# Gaussian Integral Substitution

1. Feb 17, 2013

### pcvrx560

$$\int_{-1}^{1}e^{x}dx$$

Then performing the substitution $x=\frac{1}{t}$ would give me

$$\int_{-1}^{1}-e^\frac{1}{t}t^{-2}dt$$

Which can't be right because the number in the integral is always negative. Is this substitution not correct?

Sorry if I am being very thick but I can't figure out why I can't evaluate this simple integral with this change of variables.

Last edited: Feb 17, 2013
2. Feb 17, 2013

### tiny-tim

hi pcvrx560!
the substitution is fine, but the limits are wrong …

as x goes up from -1 to 1,

t (= 1/x) goes down from -1 to -∞, and then from +∞ down to 1 …

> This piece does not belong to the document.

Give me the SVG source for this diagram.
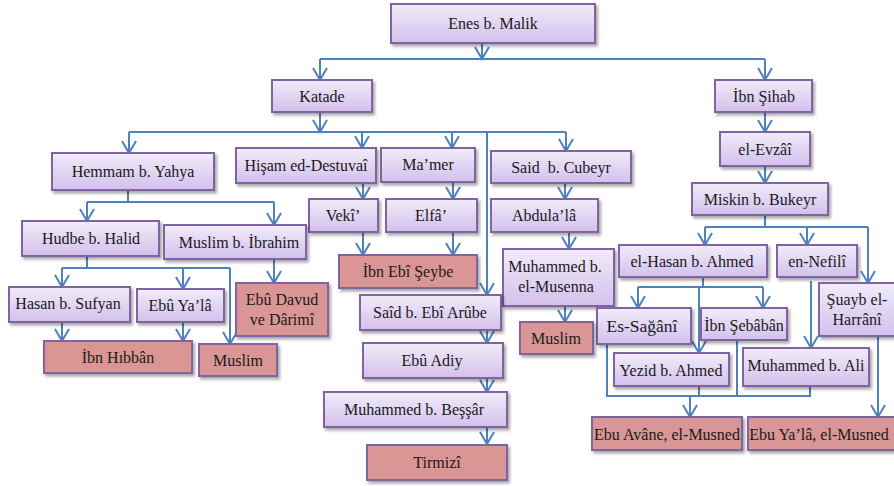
<svg xmlns="http://www.w3.org/2000/svg" width="894" height="486" viewBox="0 0 894 486">
<defs>
<linearGradient id="pg" x1="0" y1="0" x2="0" y2="1">
<stop offset="0" stop-color="#F1ECF9"/>
<stop offset="1" stop-color="#D3C0EC"/>
</linearGradient>
<filter id="sh" x="-10%" y="-10%" width="130%" height="140%">
<feDropShadow dx="2" dy="2.5" stdDeviation="1.5" flood-color="#000" flood-opacity="0.35"/>
</filter>
<marker id="ar" markerUnits="userSpaceOnUse" markerWidth="16" markerHeight="16" viewBox="0 0 16 16" refX="13" refY="8" orient="auto" overflow="visible">
<path d="M1,1 L13,8 L1,15" fill="none" stroke="#4F81BD" stroke-width="2"/>
</marker>
</defs>
<style>
.b rect{fill:url(#pg);stroke:#8064A2;stroke-width:2;filter:url(#sh)}
.p rect{fill:#D99694;stroke:#8064A2;stroke-width:2;filter:url(#sh)}
text{font-size:16px;fill:#1a1a1a;text-anchor:middle;white-space:pre}
#connectors path{fill:none;stroke:#4F81BD;stroke-width:2}
#connectors path.a{marker-end:url(#ar)}
</style>
<rect width="894" height="486" fill="#fff"/>
<g id="connectors">
<path class="a" d="M482,43 V59"/>
<path d="M320,59 H765"/>
<path class="a" d="M320,59 V80"/>
<path class="a" d="M765,59 V80"/>
<path class="a" d="M320,112 V132"/>
<path d="M129,132 H566"/>
<path class="a" d="M129,132 V153"/>
<path class="a" d="M362,132 V148"/>
<path class="a" d="M452,132 V148"/>
<path class="a" d="M487,132 V295"/>
<path class="a" d="M566,132 V151"/>
<path class="a" d="M363,183 V199"/>
<path class="a" d="M363,232 V255"/>
<path class="a" d="M453,182 V199"/>
<path class="a" d="M453,232 V255"/>
<path class="a" d="M565,183 V199"/>
<path class="a" d="M569,232 V249"/>
<path class="a" d="M565,306 V322"/>
<path class="a" d="M487,330 V343"/>
<path class="a" d="M487,378 V392"/>
<path class="a" d="M487,427 V444"/>
<path class="a" d="M765,112 V132"/>
<path class="a" d="M765,166 V183"/>
<path d="M765,215 V227"/>
<path d="M705,227 H868"/>
<path class="a" d="M705,227 V245"/>
<path class="a" d="M807,227 V245"/>
<path class="a" d="M868,227 V283"/>
<path d="M703,277 V287"/>
<path d="M638,287 H763"/>
<path class="a" d="M638,287 V308"/>
<path class="a" d="M763,287 V308"/>
<path class="a" d="M699,287 V353"/>
<path class="a" d="M811,281 V348"/>
<path d="M607,344 V396 H811"/>
<path d="M699,386 V396"/>
<path d="M737,340 V396"/>
<path d="M810,386 V396"/>
<path class="a" d="M690,396 V417"/>
<path class="a" d="M878,336 V417"/>
<path d="M128,190 V202"/>
<path d="M87,202 H274"/>
<path class="a" d="M87,202 V221"/>
<path class="a" d="M274,202 V225"/>
<path d="M87,256 V268"/>
<path d="M62,268 H230"/>
<path class="a" d="M62,268 V287"/>
<path class="a" d="M183,268 V289"/>
<path class="a" d="M230,268 V344"/>
<path class="a" d="M62,322 V341"/>
<path class="a" d="M183,322 V341"/>
<path class="a" d="M274,259 V283"/>
</g>
<g font-family="'Liberation Serif', Tinos, 'Times New Roman', 'DejaVu Serif', serif">
<g id="enes" class="b"><rect x="391" y="4" width="204" height="39"/><text x="493" y="29">Enes b. Malik</text></g>
<g id="katade" class="b"><rect x="272" y="80" width="100" height="32"/><text x="322" y="102">Katade</text></g>
<g id="ibn-sihab" class="b"><rect x="715" y="80" width="97" height="32"/><text x="764" y="102">İbn Şihab</text></g>
<g id="evzai" class="b"><rect x="720" y="132" width="90" height="34"/><text x="765" y="155">el-Evzâî</text></g>
<g id="hemmam" class="b"><rect x="52" y="153" width="162" height="37"/><text x="133" y="177">Hemmam b. Yahya</text></g>
<g id="hisam" class="b"><rect x="236" y="148" width="140" height="35"/><text x="306" y="171">Hişam ed-Destuvaî</text></g>
<g id="mamer" class="b"><rect x="381" y="148" width="94" height="34"/><text x="428" y="170">Ma’mer</text></g>
<g id="said-cubeyr" class="b"><rect x="491" y="151" width="140" height="32"/><text x="561" y="173">Said  b. Cubeyr</text></g>
<g id="veki" class="b"><rect x="309" y="199" width="69" height="33"/><text x="343" y="221">Vekî’</text></g>
<g id="elfa" class="b"><rect x="386" y="199" width="91" height="33"/><text x="431" y="221">Elfâ’</text></g>
<g id="abdula" class="b"><rect x="491" y="199" width="107" height="33"/><text x="544" y="221">Abdula’lâ</text></g>
<g id="miskin" class="b"><rect x="692" y="183" width="136" height="32"/><text x="760" y="205">Miskin b. Bukeyr</text></g>
<g id="hudbe" class="b"><rect x="22" y="221" width="137" height="35"/><text x="91" y="244">Hudbe b. Halid</text></g>
<g id="muslim-ibrahim" class="b"><rect x="164" y="225" width="142" height="34"/><text x="239" y="248">Muslim b. İbrahim</text></g>
<g id="ibn-ebi-seybe" class="p"><rect x="339" y="255" width="138" height="33"/><text x="408" y="277">İbn Ebî Şeybe</text></g>
<g id="musenna" class="b"><rect x="503" y="249" width="111" height="57"/><text x="555" y="272">Muhammed b.</text><text x="556" y="292">el-Musenna</text></g>
<g id="el-hasan" class="b"><rect x="619" y="245" width="148" height="32"/><text x="692" y="267">el-Hasan b. Ahmed</text></g>
<g id="nefili" class="b"><rect x="777" y="245" width="80" height="32"/><text x="817" y="267">en-Nefilî</text></g>
<g id="hasan-sufyan" class="b"><rect x="9" y="287" width="121" height="35"/><text x="68" y="309">Hasan b. Sufyan</text></g>
<g id="ebu-yala" class="b"><rect x="137" y="289" width="87" height="33"/><text x="180" y="311">Ebû Ya’lâ</text></g>
<g id="ebu-davud" class="p"><rect x="236" y="283" width="92" height="53"/><text x="282" y="305">Ebû Davud</text><text x="282" y="325">ve Dârimî</text></g>
<g id="said-arube" class="b"><rect x="360" y="295" width="141" height="35"/><text x="430" y="318">Saîd b. Ebî Arûbe</text></g>
<g id="suayb" class="b"><rect x="819" y="283" width="76" height="53"/><text x="857" y="305">Şuayb el-</text><text x="857" y="325">Harrânî</text></g>
<g id="es-sagani" class="b"><rect x="597" y="308" width="94" height="36"/><text x="642" y="332" style="font-size:17.5px">Es-Sağânî</text></g>
<g id="ibn-sebaban" class="b"><rect x="701" y="308" width="86" height="32"/><text x="744" y="331">İbn Şebâbân</text></g>
<g id="ibn-hibban" class="p"><rect x="44" y="341" width="148" height="32"/><text x="118" y="363">İbn Hıbbân</text></g>
<g id="muslim-left" class="p"><rect x="199" y="344" width="78" height="32"/><text x="238" y="366">Muslim</text></g>
<g id="muslim-right" class="p"><rect x="520" y="322" width="73" height="32"/><text x="556" y="344">Muslim</text></g>
<g id="ebu-adiy" class="b"><rect x="363" y="343" width="140" height="35"/><text x="432" y="366">Ebû Adiy</text></g>
<g id="yezid" class="b"><rect x="614" y="353" width="115" height="33"/><text x="671" y="376">Yezid b. Ahmed</text></g>
<g id="muhammed-ali" class="b"><rect x="743" y="348" width="126" height="38"/><text x="806" y="371">Muhammed b. Ali</text></g>
<g id="bessar" class="b"><rect x="324" y="392" width="183" height="35"/><text x="414" y="415">Muhammed b. Beşşâr</text></g>
<g id="ebu-avane" class="p"><rect x="592" y="417" width="150" height="33"/><text x="667" y="440">Ebu Avâne, el-Musned</text></g>
<g id="ebu-yala-musned" class="p"><rect x="748" y="417" width="147" height="33"/><text x="819" y="440">Ebu Ya’lâ, el-Musned</text></g>
<g id="tirmizi" class="p"><rect x="367" y="445" width="140" height="35"/><text x="437" y="468">Tirmizî</text></g>
</g>
</svg>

you'ld need to write $\int_{-1}^{-\infty} + \int_{\infty}^{1}$

(or $-\int^{-1}_{-\infty} - \int^{\infty}_{1}$)​

3. Feb 17, 2013

### SteamKing

Staff Emeritus
Isn't the integral of e^x w.r.t. x simply e^x + C?

4. Feb 17, 2013

### pcvrx560

Thanks, tiny-tim! That cleared it up for me.

I didn't think about the range I was integrating over, I was just mindlessly plugging numbers into 1/t.